Os três têm em comum a vitória definida pelo Facebook, coalhada por propaganda enganosa e conspiratória. E com funcionários de Mark Zuckerberg embutidos nas campanha, ensinando a otimizar os serviços da plataforma.
O microtargeting (disparo para grupos específicos) começou com a campanha de Barack Obama em 2008, mas não era usado para disseminar conspirações ou desinformação. E vai seguir impune, já que Zuckerberg decidiu se proteger sob a Primeira Emenda da Constituição, garantindo que qualquer campanha tenha o direito de espalhar informação falsa no Facebook.

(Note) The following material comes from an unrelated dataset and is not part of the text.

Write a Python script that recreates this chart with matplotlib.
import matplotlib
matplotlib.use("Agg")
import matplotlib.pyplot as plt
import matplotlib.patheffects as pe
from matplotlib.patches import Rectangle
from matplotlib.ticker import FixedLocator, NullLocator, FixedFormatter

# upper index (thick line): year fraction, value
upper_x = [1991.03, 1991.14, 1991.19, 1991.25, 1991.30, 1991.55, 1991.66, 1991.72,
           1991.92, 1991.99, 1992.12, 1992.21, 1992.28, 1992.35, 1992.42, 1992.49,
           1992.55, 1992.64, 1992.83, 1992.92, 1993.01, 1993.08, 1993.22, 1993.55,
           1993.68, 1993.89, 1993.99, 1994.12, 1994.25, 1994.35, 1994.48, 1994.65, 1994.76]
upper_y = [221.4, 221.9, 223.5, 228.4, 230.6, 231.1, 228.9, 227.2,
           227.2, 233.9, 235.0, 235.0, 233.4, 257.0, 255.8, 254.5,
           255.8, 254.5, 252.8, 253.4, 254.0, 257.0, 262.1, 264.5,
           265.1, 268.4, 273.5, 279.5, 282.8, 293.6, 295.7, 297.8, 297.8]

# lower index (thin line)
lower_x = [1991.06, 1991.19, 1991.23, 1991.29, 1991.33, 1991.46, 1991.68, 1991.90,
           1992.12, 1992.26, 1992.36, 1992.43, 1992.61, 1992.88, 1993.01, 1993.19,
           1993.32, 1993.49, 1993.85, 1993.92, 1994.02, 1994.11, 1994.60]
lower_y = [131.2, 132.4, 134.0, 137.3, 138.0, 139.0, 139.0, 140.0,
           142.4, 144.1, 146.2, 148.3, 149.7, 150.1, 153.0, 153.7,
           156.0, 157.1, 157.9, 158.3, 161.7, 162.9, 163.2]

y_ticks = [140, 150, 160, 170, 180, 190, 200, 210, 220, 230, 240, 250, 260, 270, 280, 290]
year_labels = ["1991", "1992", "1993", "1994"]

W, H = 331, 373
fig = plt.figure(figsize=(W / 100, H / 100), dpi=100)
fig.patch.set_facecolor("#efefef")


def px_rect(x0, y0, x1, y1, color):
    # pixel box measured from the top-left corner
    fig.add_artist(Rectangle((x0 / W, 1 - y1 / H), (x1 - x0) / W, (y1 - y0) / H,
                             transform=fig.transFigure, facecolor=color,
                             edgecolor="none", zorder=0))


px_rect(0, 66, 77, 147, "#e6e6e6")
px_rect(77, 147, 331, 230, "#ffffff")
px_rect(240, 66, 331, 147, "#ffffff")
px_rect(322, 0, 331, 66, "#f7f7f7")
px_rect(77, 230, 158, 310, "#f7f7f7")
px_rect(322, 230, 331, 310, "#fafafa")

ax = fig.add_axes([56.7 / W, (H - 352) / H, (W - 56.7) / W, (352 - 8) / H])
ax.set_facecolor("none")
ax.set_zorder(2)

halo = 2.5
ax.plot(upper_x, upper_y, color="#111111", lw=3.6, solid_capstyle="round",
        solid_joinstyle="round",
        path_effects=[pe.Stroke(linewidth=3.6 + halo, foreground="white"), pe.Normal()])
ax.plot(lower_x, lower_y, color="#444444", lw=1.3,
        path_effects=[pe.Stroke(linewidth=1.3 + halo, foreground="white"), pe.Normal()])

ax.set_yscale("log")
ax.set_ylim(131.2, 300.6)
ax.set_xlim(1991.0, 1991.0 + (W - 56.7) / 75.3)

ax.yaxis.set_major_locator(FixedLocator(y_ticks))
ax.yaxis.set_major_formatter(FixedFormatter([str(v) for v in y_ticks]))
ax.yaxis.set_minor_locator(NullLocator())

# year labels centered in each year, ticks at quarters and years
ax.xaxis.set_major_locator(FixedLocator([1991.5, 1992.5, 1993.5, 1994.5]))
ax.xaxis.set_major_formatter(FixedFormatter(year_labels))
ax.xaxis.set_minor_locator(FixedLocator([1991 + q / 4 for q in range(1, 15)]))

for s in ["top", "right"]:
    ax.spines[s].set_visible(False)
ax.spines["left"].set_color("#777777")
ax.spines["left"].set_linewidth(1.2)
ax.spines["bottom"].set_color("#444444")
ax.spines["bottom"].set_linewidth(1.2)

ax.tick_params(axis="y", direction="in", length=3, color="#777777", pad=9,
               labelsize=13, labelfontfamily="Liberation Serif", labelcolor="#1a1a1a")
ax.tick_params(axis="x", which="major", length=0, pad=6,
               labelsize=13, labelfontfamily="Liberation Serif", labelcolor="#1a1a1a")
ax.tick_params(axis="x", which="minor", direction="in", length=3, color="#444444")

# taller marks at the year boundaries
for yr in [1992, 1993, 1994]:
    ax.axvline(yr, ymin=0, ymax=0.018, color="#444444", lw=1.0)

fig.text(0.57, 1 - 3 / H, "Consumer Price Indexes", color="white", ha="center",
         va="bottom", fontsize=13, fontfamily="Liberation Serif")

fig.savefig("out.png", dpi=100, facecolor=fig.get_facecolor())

— O sucesso de Trump começou por falta de dinheiro — diz Vaidhyanathan. — Eles pegaram um desconhecido que montava sites para as Organizações Trump e, como não podiam comprar anúncios na TV, apostaram tudo no Facebook.
Darren Linvill, da Universidade de Clemson, passou três anos estudando táticas de desinformação estrangeiras com o colega Patrick Warren. Depois que promotores identificaram 3 mil contas do Twitter operadas por agentes russos, eles montaram um banco de dados com 3 milhões de postagens.
Linvill diz que a guerrilha digital russa não foca em propagar uma nova ideologia, mas em comer o mingau pela beirada da polarização americana. Há um encontro, afirma, de estratégias de propaganda da União Soviética com técnicas publicitárias celebrizadas na série Mad Men.
Na Guerra Fria, a inteligência soviética semeava discórdia entre brancos e negros americanos lutando por direitos civis. Em 2016, bots russos convocaram, pelo Facebook, negros americanos para protestos falsos contra a polícia.
Linvill e Vaidhyanathan concordam: as campanhas de desinformação repousam em um terreno fértil já existente.
Segundo Linvill, a ideia não é doutrinar, mas potencializar a desinformação de modo que todos tenham uma reação: aversão.
— Uma vez que sentimos repulsa por quem discorda de nós, não há mais possibilidade de diálogo.
Para Linvill, o Facebook é o grande malfeitor por não combater a desinformação porque não interessa a seu modelo de negócio, e o Twitter tenta combater bots, mas tem poucos recursos para isso.
Uma preocupação é um resultado apertado.
— Se Trump ganhar no colégio eleitoral sem maioria do voto popular", diz Vaidhyanathan, "seria desastroso para a democracia.